De Incredibilibus (excerpta Vaticana)

Anonymi Paradoxographi

Anonymi Paradoxographi. Rationalizing Myth in Antiquity, Hawes, Greta, author and translator. Oxford: Oxford University Press, 2014

Icarus, in the grip of youthful impetuosity and recklessness, seeking unreasonable things, and being excitable in his mind, lost hold of reality, came adrift from all reason, and was carried down into a sea of unfathomable affairs. The Greeks tell this story in another way and create the Icarian Gulf from it.

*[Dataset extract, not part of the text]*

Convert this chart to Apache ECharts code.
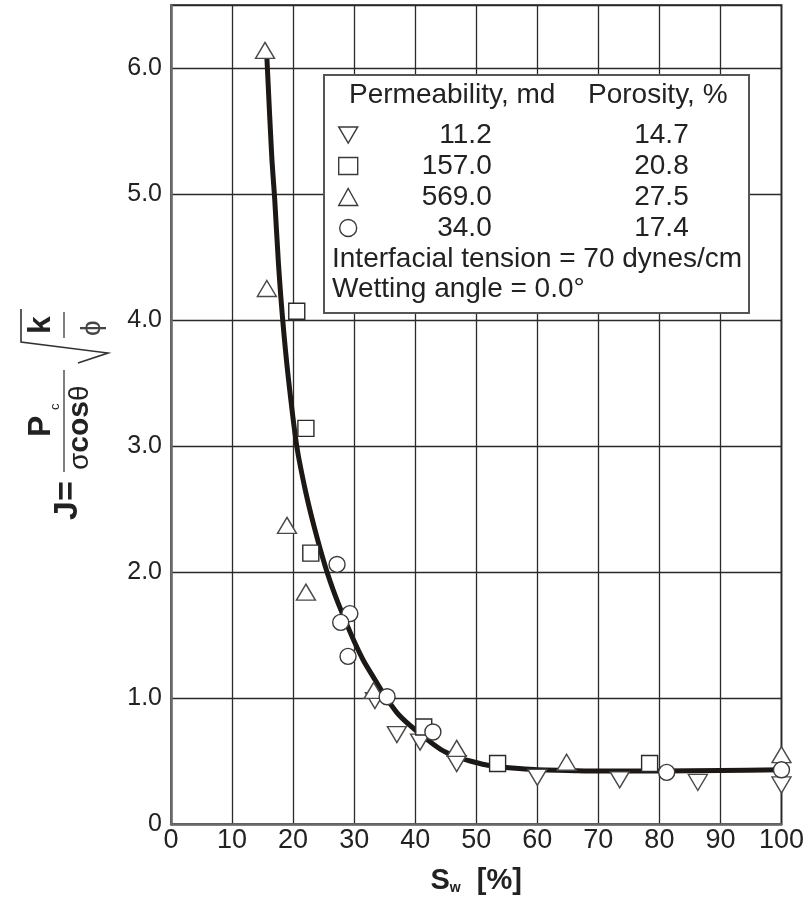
<!DOCTYPE html>
<html>
<head>
<meta charset="utf-8">
<script src="https://cdn.jsdelivr.net/npm/echarts@6/dist/echarts.min.js"></script>
<style>
html, body { margin: 0; padding: 0; background: #fff; }
#main { width: 807px; height: 900px; }
</style>
</head>
<body>
<div id="main"></div>
<script>
// J-function vs water saturation, four cores
const perm = ['11.2', '157.0', '569.0', '34.0'];
const poro = ['14.7', '20.8', '27.5', '17.4'];

// [Sw %, J]
const k11 = [[33.4, 0.98], [37.0, 0.71], [40.8, 0.65], [46.8, 0.48], [60.0, 0.37], [73.5, 0.35], [86.3, 0.33], [100, 0.31]];
const k157 = [[20.6, 4.07], [22.1, 3.14], [22.9, 2.15], [41.4, 0.77], [53.5, 0.48], [78.4, 0.48]];
const k569 = [[15.4, 6.14], [15.7, 4.25], [19.0, 2.37], [22.1, 1.84], [33.2, 1.06], [46.8, 0.60], [64.8, 0.49], [100, 0.55]];
const k34 = [[27.2, 2.06], [29.3, 1.67], [27.8, 1.60], [29.0, 1.33], [35.4, 1.01], [42.9, 0.73], [81.2, 0.41], [100, 0.43]];

// hand drawn average curve
const fitCurve = [[15.7, 6.09], [16.5, 5.30], [17.0, 4.95], [17.6, 4.45], [18.3, 4.00], [19.2, 3.55],
    [20.6, 3.00], [22.0, 2.65], [23.5, 2.35], [25.3, 2.04], [27.0, 1.80], [28.5, 1.62], [30.0, 1.45],
    [31.5, 1.30], [33.1, 1.17], [35.0, 1.02], [36.9, 0.89], [38.5, 0.81], [40.2, 0.74], [42.5, 0.65],
    [44.6, 0.58], [47.0, 0.53], [49.0, 0.50], [51.5, 0.47], [53.8, 0.455], [57, 0.44], [60, 0.43],
    [65, 0.425], [70, 0.42], [80, 0.42], [90, 0.425], [100, 0.43]];

const FONT = '"Liberation Sans", Arial, sans-serif';
const NARROW = '"Liberation Sans Narrow", "Liberation Sans", Arial, sans-serif';
const TXT = '#222';

const chart = echarts.init(document.getElementById('main'));

function scatter(name, data, symbol, size, border) {
    return {
        name: name,
        type: 'scatter',
        data: data,
        symbol: symbol,
        symbolSize: size,
        itemStyle: { color: '#fff', borderColor: border, borderWidth: 1.4, opacity: 1 },
        emphasis: { disabled: true },
        z: 5
    };
}

const downTri = 'path://M0,0L20,0L10,17Z';

// y axis title: J = Pc / (σ cosθ) * sqrt(k/φ), drawn rotated
const yTitle = {
    type: 'group',
    x: 0,
    y: 900,
    rotation: Math.PI / 2,
    children: [
        { type: 'text', x: 380, y: 68, z: 11, style: { text: 'J=', font: 'bold 34px ' + NARROW, fill: TXT, align: 'left', verticalAlign: 'middle' } },
        { type: 'text', x: 463, y: 41, z: 11, style: { text: 'P', font: 'bold 32px ' + NARROW, fill: TXT, align: 'left', verticalAlign: 'middle' } },
        { type: 'text', x: 490, y: 55, z: 11, style: { text: 'c', font: '13px ' + FONT, fill: TXT, align: 'left', verticalAlign: 'middle' } },
        { type: 'line', z: 11, shape: { x1: 428, y1: 64, x2: 530, y2: 64 }, style: { stroke: '#555', lineWidth: 1.5 } },
        {
            type: 'text', x: 430, y: 80, z: 11,
            style: {
                text: '{r|σ}{b|cos}{r|θ}', fill: TXT, align: 'left', verticalAlign: 'middle',
                rich: {
                    r: { fontSize: 28, fontFamily: FONT, fill: TXT },
                    b: { fontSize: 30, fontWeight: 'bold', fontFamily: NARROW, fill: TXT }
                }
            }
        },
        { type: 'text', x: 566, y: 41, z: 11, style: { text: 'k', font: 'bold 32px ' + NARROW, fill: TXT, align: 'left', verticalAlign: 'middle' } },
        { type: 'line', z: 11, shape: { x1: 562, y1: 64, x2: 588, y2: 64 }, style: { stroke: '#555', lineWidth: 1.5 } },
        { type: 'text', x: 564, y: 92, z: 11, style: { text: 'ϕ', font: '28px ' + FONT, fill: '#444', align: 'left', verticalAlign: 'middle' } }
    ]
};

// radical sign
const radical = {
    type: 'polyline',
    z: 11,
    shape: { points: [[78, 363], [108, 353], [21, 342], [21, 309]] },
    style: { stroke: '#333', lineWidth: 1.6, fill: null }
};

const option = {
    animation: false,
    backgroundColor: '#fff',
    grid: {
        left: 171,
        right: 25,
        top: 5,
        bottom: 76,
        show: true,
        borderColor: '#555',
        borderWidth: 2
    },
    xAxis: {
        type: 'value',
        min: 0,
        max: 100,
        interval: 10,
        name: '{b|S}{s|w}{b|  [%]}',
        nameLocation: 'middle',
        nameGap: 42,
        nameTextStyle: {
            rich: {
                b: { fontSize: 29, fontWeight: 'bold', fontFamily: FONT, color: TXT },
                s: { fontSize: 14, fontWeight: 'bold', fontFamily: FONT, color: TXT, verticalAlign: 'bottom' }
            }
        },
        axisLine: { lineStyle: { color: '#6a6a6a', width: 2.5 } },
        axisTick: { show: false },
        axisLabel: { fontSize: 27, fontFamily: NARROW, color: TXT, margin: 3 },
        splitLine: { lineStyle: { color: '#2a2a2a', width: 1.3 } }
    },
    yAxis: {
        type: 'value',
        min: 0,
        max: 6.5,
        interval: 1,
        axisLine: { show: true, lineStyle: { color: '#6a6a6a', width: 2.5 } },
        axisTick: { show: false },
        axisLabel: {
            fontSize: 25,
            fontFamily: FONT,
            color: TXT,
            margin: 9,
            formatter: v => (v === 0 ? '0' : (v % 1 === 0 ? v.toFixed(1) : ''))
        },
        splitLine: { lineStyle: { color: '#2a2a2a', width: 1.3 } }
    },
    legend: {
        data: perm,
        orient: 'vertical',
        left: 333,
        top: 116,
        itemWidth: 19,
        itemHeight: 17,
        itemGap: 3,
        selectedMode: false,
        z: 20,
        itemStyle: { color: '#fff', borderColor: '#3a3a3a', borderWidth: 1.4 },
        formatter: name => '{a|' + name + '}{b|' + poro[perm.indexOf(name)] + '}',
        textStyle: {
            rich: {
                a: { width: 129, align: 'right', fontSize: 28, fontFamily: FONT, color: TXT },
                b: { width: 197, align: 'right', fontSize: 28, fontFamily: FONT, color: TXT }
            }
        }
    },
    graphic: [
        { type: 'rect', z: 10, shape: { x: 324, y: 75, width: 425, height: 238 }, style: { fill: '#fff', stroke: '#555', lineWidth: 2 } },
        { type: 'text', z: 11, x: 349, y: 95, style: { text: 'Permeability, md', font: '28px ' + FONT, fill: TXT, verticalAlign: 'middle' } },
        { type: 'text', z: 11, x: 588, y: 95, style: { text: 'Porosity, %', font: '28px ' + FONT, fill: TXT, verticalAlign: 'middle' } },
        { type: 'text', z: 11, x: 332, y: 259, style: { text: 'Interfacial tension = 70 dynes/cm', font: '28px ' + FONT, fill: TXT, verticalAlign: 'middle' } },
        { type: 'text', z: 11, x: 332, y: 289, style: { text: 'Wetting angle = 0.0°', font: '28px ' + FONT, fill: TXT, verticalAlign: 'middle' } },
        yTitle,
        radical
    ],
    series: [
        {
            name: 'fit',
            type: 'line',
            data: fitCurve,
            smooth: 0.3,
            showSymbol: false,
            lineStyle: { color: '#1c1815', width: 5 },
            emphasis: { disabled: true },
            z: 3
        },
        scatter(perm[0], k11, downTri, [19, 16], '#4a4a4a'),
        scatter(perm[1], k157, 'rect', 16, '#2a2a2a'),
        scatter(perm[2], k569, 'triangle', [19, 16], '#4a4a4a'),
        scatter(perm[3], k34, 'circle', 16, '#3a3a3a')
    ]
};

chart.setOption(option);
</script>
</body>
</html>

Io, the daughter of Arestor, was a priestess of Hera. When her father discovered that she was pregnant while still unmarried (for she no longer appeared virginal but seemed larger and prettier than usual because of her sexual maturity, so that the Argives called her ‘cow’), he was enraged. He put her under guard and appointed an uncle, Argos, to watch over her. Argos, because he did not sleep but remained ever-vigilant and never allowed her the opportunity to escape, was given the name ‘Panoptes’ [‘all eyes’]. But, at Io’s request, a local man named Hermaon killed Argos without being seen. Io, now free, fled with her accomplices and boarded a merchant ship. She was carried by a storm over that sea which is now called ‘Ionian’, and she passed many places until she came safely to Aeria, where she was thought a goddess on account of her beauty. So says Charax in his Hellenica.